The state, however, had other plans. Leading a slate of anti-trans bills in 2021 and 2022, West Virginia passed HB 3293, which bans trans girls’ participation in school sports. Pepper-Jackson’s dreams of running cross-country suddenly disappeared: until she and her mother decided to do something about it.

Running wasn’t just an extra-curricular activity for Becky: it was something she’d grown up wanting to do. Running was big in her family, and Becky had come of age watching her older brothers compete on their school track teams. 

“I was always like, ‘I want to run,’” Becky told The Lily.

Becky’s mom Heather wasted no time in joining thousands of West Virginia citizens writing to Governor Jim Justice asking to stop the harmful bill. He passed it anyway, signing the bill into law on April 28th, 2021. But Heather, Becky, and the rest of the Pepper-Jacksons knew the fight wasn’t over: on the contrary, it was just beginning.  

With the help of LAMBDA Legal and the ACLU, Becky and her family filed suit to challenge HB 3293 in court. “I just want to run, and the state wants to stop me from running as part of a team at my school,” said Pepper-Jackson said in a press release. “I love running, and being part of a team, and the State of West Virginia should explain in court why they won’t let me.” 

Rather than offer that explanation, the defendants tried to get the case thrown out altogether. That effort failed.

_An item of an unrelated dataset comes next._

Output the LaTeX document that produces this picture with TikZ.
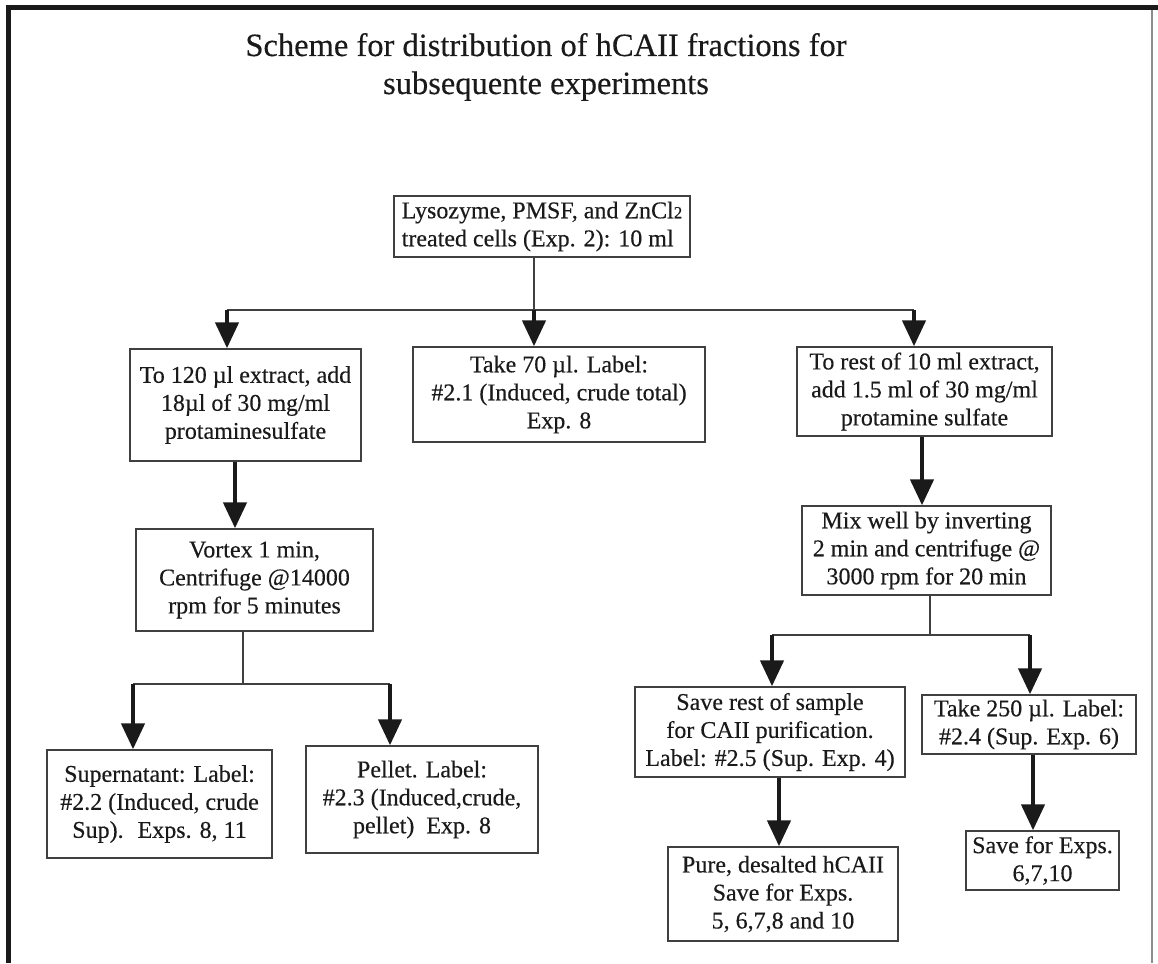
\documentclass[tikz,border=0pt]{standalone}
\usepackage{fontspec}
\setmainfont{Liberation Serif}
\newfontfamily\gfont{Liberation Serif}[FakeBold=0.35]
\usetikzlibrary{arrows.meta}
\definecolor{ink}{HTML}{1A1A1A}
\definecolor{boxc}{HTML}{404040}
\tikzset{
  box/.style={draw=boxc, line width=1.4pt, inner sep=0pt, align=center,
              font=\gfont\fontsize{24}{28}\selectfont, text=ink},
  thinline/.style={draw=boxc, line width=1.3pt},
  arr/.style={draw=ink, line width=4.5pt, -{Triangle[length=26pt,width=23pt]}},
  ttl/.style={font=\gfont\fontsize{32.5}{38}\selectfont, text=ink, anchor=base, inner sep=0pt},
}
\begin{document}
\begin{tikzpicture}[x=1pt,y=-1pt]
\useasboundingbox (0,0) rectangle (1158,963);
% frame
\draw[ink, line width=5pt] (6,8) -- (1158,8);
\draw[ink, line width=5pt] (8,6) -- (8,963);
\draw[black!45, line width=1.5pt] (1152,10) -- (1152,963);
% title
\node[ttl] (t1) at (546,56) {Scheme for distribution of hCAII fractions for};
\node[ttl] (t2) at (546,94) {subsequente experiments};
% boxes
\node[box, align=left, minimum width=296pt, minimum height=61pt] (top) at (542,226.5)
  {Lysozyme, PMSF, and ZnCl{\fontsize{17}{17}\selectfont 2}\\treated cells (Exp. 2): 10 ml};
\node[box, minimum width=231pt, minimum height=112pt] (lb) at (245.5,405)
  {To 120 µl extract, add\\18µl of 30 mg/ml\\protaminesulfate};
\node[box, minimum width=292pt, minimum height=95pt] (mb) at (559,394.5)
  {Take 70 µl. Label:\\\#2.1 (Induced, crude total)\\Exp. 8};
\node[box, minimum width=255pt, minimum height=89pt] (rb) at (924.5,391.5)
  {To rest of 10 ml extract,\\add 1.5 ml of 30 mg/ml\\protamine sulfate};
\node[box, minimum width=237pt, minimum height=102pt] (vx) at (254.5,580)
  {Vortex 1 min,\\Centrifuge @14000\\rpm for 5 minutes};
\node[box, minimum width=249pt, minimum height=89pt] (mx) at (926.5,550.5)
  {Mix well by inverting\\2 min and centrifuge @\\3000 rpm for 20 min};
\node[box, minimum width=225pt, minimum height=108pt] (sp) at (159.5,804)
  {Supernatant: Label:\\\#2.2 (Induced, crude\\Sup).~ Exps. 8, 11};
\node[box, minimum width=232pt, minimum height=107pt] (pl) at (422,799.5)
  {Pellet. Label:\\\#2.3 (Induced,crude,\\pellet)~ Exp. 8};
\node[box, minimum width=270pt, minimum height=90pt] (sr) at (770,732)
  {Save rest of sample\\for CAII purification.\\Label: \#2.5 (Sup. Exp. 4)};
\node[box, minimum width=214pt, minimum height=59pt] (tk) at (1029,724.5)
  {Take 250 µl. Label:\\\#2.4 (Sup. Exp. 6)};
\node[box, minimum width=230pt, minimum height=94pt] (pu) at (783,894)
  {Pure, desalted hCAII\\Save for Exps.\\5, 6,7,8 and 10};
\node[box, minimum width=153pt, minimum height=59pt] (se) at (1042.5,860.5)
  {Save for Exps.\\6,7,10};
% split 1
\coordinate (s1) at (534,310);
\coordinate (sL) at (227,310);
\coordinate (sR) at (914,310);
\draw[thinline] (top.south -| s1) -- (s1);
\draw[thinline] (sL) -- (sR);
\draw[arr] (sL) -- (sL |- lb.north);
\draw[arr] (s1) -- (s1 |- mb.north);
\draw[arr] (sR) -- (sR |- rb.north);
% left chain
\coordinate (a2) at (235,0);
\draw[arr] (lb.south -| a2) -- (vx.north -| a2);
\coordinate (v1) at (243,684);
\coordinate (vL) at (133,684);
\coordinate (vR) at (390,684);
\draw[thinline] (vx.south -| v1) -- (v1);
\draw[thinline] (vL) -- (vR);
\draw[arr] (vL) -- (vL |- sp.north);
\draw[arr] (vR) -- (vR |- pl.north);
% right chain
\coordinate (a4) at (922,0);
\draw[arr] (rb.south -| a4) -- (mx.north -| a4);
\coordinate (m1) at (930,635);
\coordinate (mL) at (772,635);
\coordinate (mR) at (1030,635);
\draw[thinline] (mx.south -| m1) -- (m1);
\draw[thinline] (mL) -- (mR);
\draw[arr] (mL) -- (mL |- sr.north);
\draw[arr] (mR) -- (mR |- tk.north);
\coordinate (a6) at (779,0);
\draw[arr] (sr.south -| a6) -- (pu.north -| a6);
\coordinate (a7) at (1033,0);
\draw[arr] (tk.south -| a7) -- (se.north -| a7);
\end{tikzpicture}
\end{document}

By May, Becky and her family were making headlines for going up against just one of many bills aimed at excluding trans girls from participating in sports as their true gender. For a kid who’d been out as trans since she was four years old, it wasn’t easy to become the new face of trans activism. But, like most trans kids who fight for what’s right, she wasn’t given much choice. Coming from a conservative West Virginia town that favored Donald Trump in the 2016 election by 67%, being trans, visible, and outspoken presented a risk for Pepper-Jackson. She took it on anyway. 

“I love running, and being part of a team, and the State of West Virginia should explain in court why they won’t let me.” 

“She’s not doing this just for herself,” Becky’s mother told The Lily. “She wants to help other kids who are just like her.”

It’s a unique and sadly specific burden to this upcoming generation of trans kids: they’re fighting for their own rights, with the very clear awareness that the progress they make will allow future generations the ability to have a normal childhood. That’s the dream, anyway, and so far, Becky is making it a reality. In July of 2021, a West Virginia judge blocked enforcement of the transphobic law that would have banned Pepper-Jackson from trying out for the track team. While her suit against the West Virginia Board of Education is still pending, Becky is able to run with the track team, dye her hair pink, and continue to show the world that trans kids can’t afford to sit back and let cruel bills tell them what they can and can’t do. 

“I am excited to know that I will be able to try out for the girls’ cross-country team and follow in the running shoes of my family,” Becky said in an ACLU press release last July. “It hurt that the State of West Virginia would try to block me from pursuing my dreams. I just want to play.”